▶ **DATASET EXTRACT**
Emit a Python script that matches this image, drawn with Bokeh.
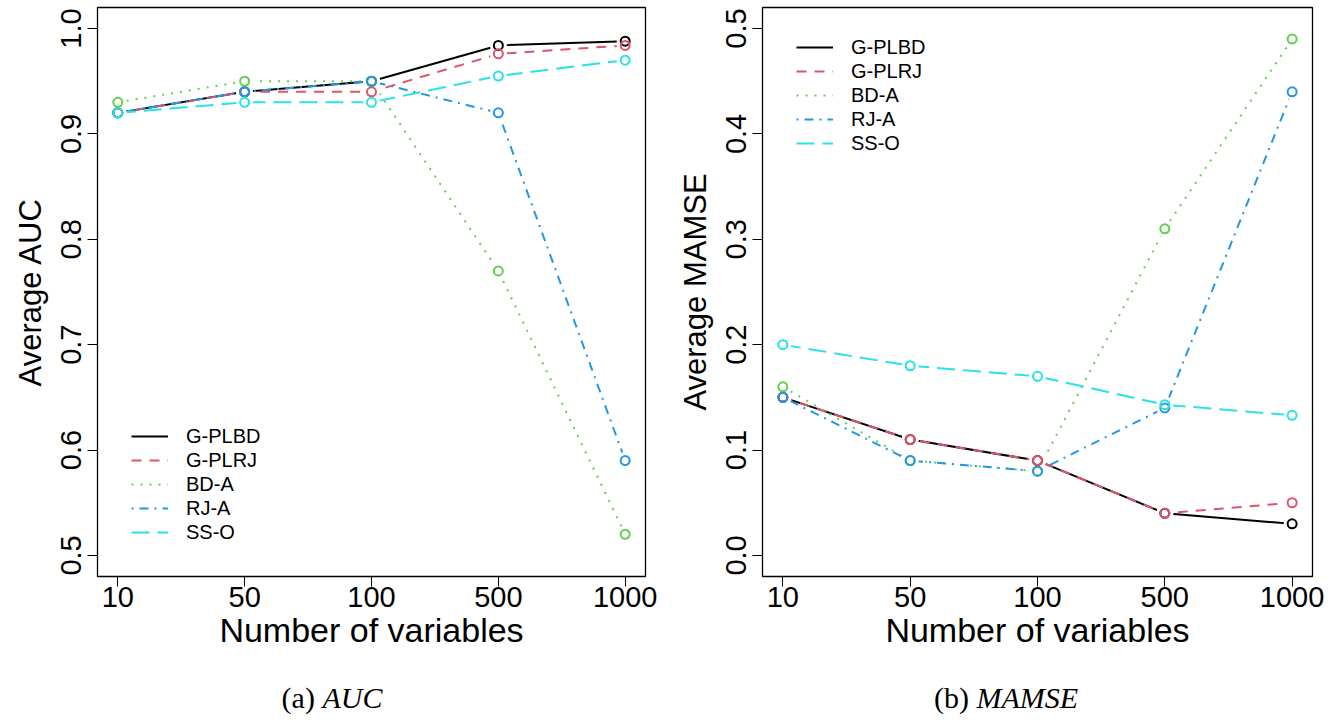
import math
from bokeh.plotting import figure
from bokeh.models import (Range1d, FixedTicker, PrintfTickFormatter, Legend,
                          LegendItem, Div)
from bokeh.layouts import row, column
from bokeh.embed import file_html
from bokeh.resources import INLINE

# ---------------- data ----------------
n_vars = ["10", "50", "100", "500", "1000"]
methods = ["G-PLBD", "G-PLRJ", "BD-A", "RJ-A", "SS-O"]

auc_gplbd = [0.92, 0.94, 0.95, 0.984, 0.988]
auc_gplrj = [0.92, 0.94, 0.94, 0.976, 0.984]
auc_bda = [0.93, 0.95, 0.95, 0.77, 0.52]
auc_rja = [0.92, 0.94, 0.95, 0.92, 0.59]
auc_sso = [0.92, 0.93, 0.93, 0.955, 0.97]

mamse_gplbd = [0.15, 0.11, 0.09, 0.04, 0.03]
mamse_gplrj = [0.15, 0.11, 0.09, 0.04, 0.05]
mamse_bda = [0.16, 0.09, 0.08, 0.31, 0.49]
mamse_rja = [0.15, 0.09, 0.08, 0.14, 0.44]
mamse_sso = [0.20, 0.18, 0.17, 0.143, 0.133]

auc_ticks = [0.5, 0.6, 0.7, 0.8, 0.9, 1.0]
mamse_ticks = [0.0, 0.1, 0.2, 0.3, 0.4, 0.5]

x_label = "Number of variables"
y_label_auc = "Average AUC"
y_label_mamse = "Average MAMSE"
captions = [("(a)", "AUC"), ("(b)", "MAMSE")]

# ---------------- styles ----------------
colors = ["#000000", "#DF536B", "#61D04F", "#2297E6", "#28E2E5"]
dashes = ["solid", "10 8", "2 7", "2 6 9 6", "18 8"]
SANS = "Liberation Sans"
TOP = 7
FRAME_H = 569
BOTTOM = 92
FIG_H = TOP + FRAME_H + BOTTOM

xs = list(range(1, len(n_vars) + 1))


def make_panel(series, ticks, ylabel, legend_loc, width, mbl, mbr):
    span = ticks[-1] - ticks[0]
    xspan = xs[-1] - xs[0]
    p = figure(width=width, height=FIG_H, output_backend="svg",
               toolbar_location=None,
               x_range=Range1d(xs[0] - 0.04 * xspan, xs[-1] + 0.04 * xspan),
               y_range=Range1d(ticks[0] - 0.04 * span, ticks[-1] + 0.04 * span),
               min_border_left=mbl, min_border_right=mbr,
               min_border_top=TOP, min_border_bottom=BOTTOM)
    p.grid.visible = False
    p.background_fill_color = "white"
    p.border_fill_color = "white"
    p.outline_line_color = "black"
    p.outline_line_width = 1.3
    p.outline_line_alpha = 1

    xa = p.xaxis[0]
    ya = p.yaxis[0]
    xa.ticker = FixedTicker(ticks=xs)
    xa.major_label_overrides = {x: lab for x, lab in zip(xs, n_vars)}
    ya.ticker = FixedTicker(ticks=ticks)
    ya.formatter = PrintfTickFormatter(format="%.1f")
    for ax in (xa, ya):
        ax.major_tick_out = 10
        ax.major_tick_in = 0
        ax.minor_tick_out = 0
        ax.minor_tick_in = 0
        ax.axis_line_color = "black"
        ax.major_tick_line_color = "black"
        ax.major_label_text_font = SANS
        ax.major_label_text_font_size = "29px"
        ax.major_label_text_color = "black"
        ax.axis_label_text_font = SANS
        ax.axis_label_text_font_style = "normal"
        ax.axis_label_text_color = "black"
    xa.axis_label = x_label
    xa.axis_label_text_font_size = "34px"
    xa.major_label_standoff = 0
    xa.axis_label_standoff = 1
    ya.axis_label = ylabel
    ya.axis_label_text_font_size = "31px"
    ya.major_label_orientation = "parallel"
    ya.major_label_standoff = 6
    ya.axis_label_standoff = 11

    line_rs = []
    for ys, c, d in zip(series, colors, dashes):
        r = p.line(xs, ys, line_color=c, line_width=2, line_dash=d)
        line_rs.append(r)
    for ys in series:
        p.scatter(xs, ys, marker="circle", size=17, fill_color="white",
                  line_color=None)
    for ys, c in zip(series, colors):
        p.scatter(xs, ys, marker="circle", size=9, fill_color=None,
                  line_color=c, line_width=2)

    legend = Legend(items=[LegendItem(label=m, renderers=[r])
                           for m, r in zip(methods, line_rs)],
                    location=legend_loc, padding=0, margin=0, spacing=0,
                    label_height=24, glyph_height=24, glyph_width=37,
                    label_standoff=18, border_line_alpha=0,
                    background_fill_alpha=0, label_text_font=SANS,
                    label_text_font_size="20px", label_text_color="black")
    p.add_layout(legend)
    return p


p1 = make_panel([auc_gplbd, auc_gplrj, auc_bda, auc_rja, auc_sso],
                auc_ticks, y_label_auc, (34, 32), 668, 97, 23)
p2 = make_panel([mamse_gplbd, mamse_gplrj, mamse_bda, mamse_rja, mamse_sso],
                mamse_ticks, y_label_mamse, (34, 421), 667, 94, 23)


def caption(pre, it, w):
    return ('<div style="width:%dpx;text-align:center;margin:12px 0 0 0;'
            'padding:0;font-family:\'Liberation Serif\';font-size:30px;'
            'line-height:26px;color:black;white-space:nowrap">%s <i>%s</i></div>'
            % (w, pre, it))


d1 = Div(text=caption(captions[0][0], captions[0][1], 654), width=668, height=46,
         styles={"overflow": "visible"})
d2 = Div(text=caption(captions[1][0], captions[1][1], 646), width=667, height=46,
         styles={"overflow": "visible"})

layout = column(row(p1, p2), row(d1, d2))

open("out.html", "w").write(file_html(layout, INLINE))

▶ **WHAT IS EXPECTED**
Without the pictures, transcribe the listing above exactly.

▶ **FULL OUTPUT**
Emit a Python script that matches this image, drawn with Bokeh.
import math
from bokeh.plotting import figure
from bokeh.models import (Range1d, FixedTicker, PrintfTickFormatter, Legend,
                          LegendItem, Div)
from bokeh.layouts import row, column
from bokeh.embed import file_html
from bokeh.resources import INLINE

# ---------------- data ----------------
n_vars = ["10", "50", "100", "500", "1000"]
methods = ["G-PLBD", "G-PLRJ", "BD-A", "RJ-A", "SS-O"]

auc_gplbd = [0.92, 0.94, 0.95, 0.984, 0.988]
auc_gplrj = [0.92, 0.94, 0.94, 0.976, 0.984]
auc_bda = [0.93, 0.95, 0.95, 0.77, 0.52]
auc_rja = [0.92, 0.94, 0.95, 0.92, 0.59]
auc_sso = [0.92, 0.93, 0.93, 0.955, 0.97]

mamse_gplbd = [0.15, 0.11, 0.09, 0.04, 0.03]
mamse_gplrj = [0.15, 0.11, 0.09, 0.04, 0.05]
mamse_bda = [0.16, 0.09, 0.08, 0.31, 0.49]
mamse_rja = [0.15, 0.09, 0.08, 0.14, 0.44]
mamse_sso = [0.20, 0.18, 0.17, 0.143, 0.133]

auc_ticks = [0.5, 0.6, 0.7, 0.8, 0.9, 1.0]
mamse_ticks = [0.0, 0.1, 0.2, 0.3, 0.4, 0.5]

x_label = "Number of variables"
y_label_auc = "Average AUC"
y_label_mamse = "Average MAMSE"
captions = [("(a)", "AUC"), ("(b)", "MAMSE")]

# ---------------- styles ----------------
colors = ["#000000", "#DF536B", "#61D04F", "#2297E6", "#28E2E5"]
dashes = ["solid", "10 8", "2 7", "2 6 9 6", "18 8"]
SANS = "Liberation Sans"
TOP = 7
FRAME_H = 569
BOTTOM = 92
FIG_H = TOP + FRAME_H + BOTTOM

xs = list(range(1, len(n_vars) + 1))


def make_panel(series, ticks, ylabel, legend_loc, width, mbl, mbr):
    span = ticks[-1] - ticks[0]
    xspan = xs[-1] - xs[0]
    p = figure(width=width, height=FIG_H, output_backend="svg",
               toolbar_location=None,
               x_range=Range1d(xs[0] - 0.04 * xspan, xs[-1] + 0.04 * xspan),
               y_range=Range1d(ticks[0] - 0.04 * span, ticks[-1] + 0.04 * span),
               min_border_left=mbl, min_border_right=mbr,
               min_border_top=TOP, min_border_bottom=BOTTOM)
    p.grid.visible = False
    p.background_fill_color = "white"
    p.border_fill_color = "white"
    p.outline_line_color = "black"
    p.outline_line_width = 1.3
    p.outline_line_alpha = 1

    xa = p.xaxis[0]
    ya = p.yaxis[0]
    xa.ticker = FixedTicker(ticks=xs)
    xa.major_label_overrides = {x: lab for x, lab in zip(xs, n_vars)}
    ya.ticker = FixedTicker(ticks=ticks)
    ya.formatter = PrintfTickFormatter(format="%.1f")
    for ax in (xa, ya):
        ax.major_tick_out = 10
        ax.major_tick_in = 0
        ax.minor_tick_out = 0
        ax.minor_tick_in = 0
        ax.axis_line_color = "black"
        ax.major_tick_line_color = "black"
        ax.major_label_text_font = SANS
        ax.major_label_text_font_size = "29px"
        ax.major_label_text_color = "black"
        ax.axis_label_text_font = SANS
        ax.axis_label_text_font_style = "normal"
        ax.axis_label_text_color = "black"
    xa.axis_label = x_label
    xa.axis_label_text_font_size = "34px"
    xa.major_label_standoff = 0
    xa.axis_label_standoff = 1
    ya.axis_label = ylabel
    ya.axis_label_text_font_size = "31px"
    ya.major_label_orientation = "parallel"
    ya.major_label_standoff = 6
    ya.axis_label_standoff = 11

    line_rs = []
    for ys, c, d in zip(series, colors, dashes):
        r = p.line(xs, ys, line_color=c, line_width=2, line_dash=d)
        line_rs.append(r)
    for ys in series:
        p.scatter(xs, ys, marker="circle", size=17, fill_color="white",
                  line_color=None)
    for ys, c in zip(series, colors):
        p.scatter(xs, ys, marker="circle", size=9, fill_color=None,
                  line_color=c, line_width=2)

    legend = Legend(items=[LegendItem(label=m, renderers=[r])
                           for m, r in zip(methods, line_rs)],
                    location=legend_loc, padding=0, margin=0, spacing=0,
                    label_height=24, glyph_height=24, glyph_width=37,
                    label_standoff=18, border_line_alpha=0,
                    background_fill_alpha=0, label_text_font=SANS,
                    label_text_font_size="20px", label_text_color="black")
    p.add_layout(legend)
    return p


p1 = make_panel([auc_gplbd, auc_gplrj, auc_bda, auc_rja, auc_sso],
                auc_ticks, y_label_auc, (34, 32), 668, 97, 23)
p2 = make_panel([mamse_gplbd, mamse_gplrj, mamse_bda, mamse_rja, mamse_sso],
                mamse_ticks, y_label_mamse, (34, 421), 667, 94, 23)


def caption(pre, it, w):
    return ('<div style="width:%dpx;text-align:center;margin:12px 0 0 0;'
            'padding:0;font-family:\'Liberation Serif\';font-size:30px;'
            'line-height:26px;color:black;white-space:nowrap">%s <i>%s</i></div>'
            % (w, pre, it))


d1 = Div(text=caption(captions[0][0], captions[0][1], 654), width=668, height=46,
         styles={"overflow": "visible"})
d2 = Div(text=caption(captions[1][0], captions[1][1], 646), width=667, height=46,
         styles={"overflow": "visible"})

layout = column(row(p1, p2), row(d1, d2))

open("out.html", "w").write(file_html(layout, INLINE))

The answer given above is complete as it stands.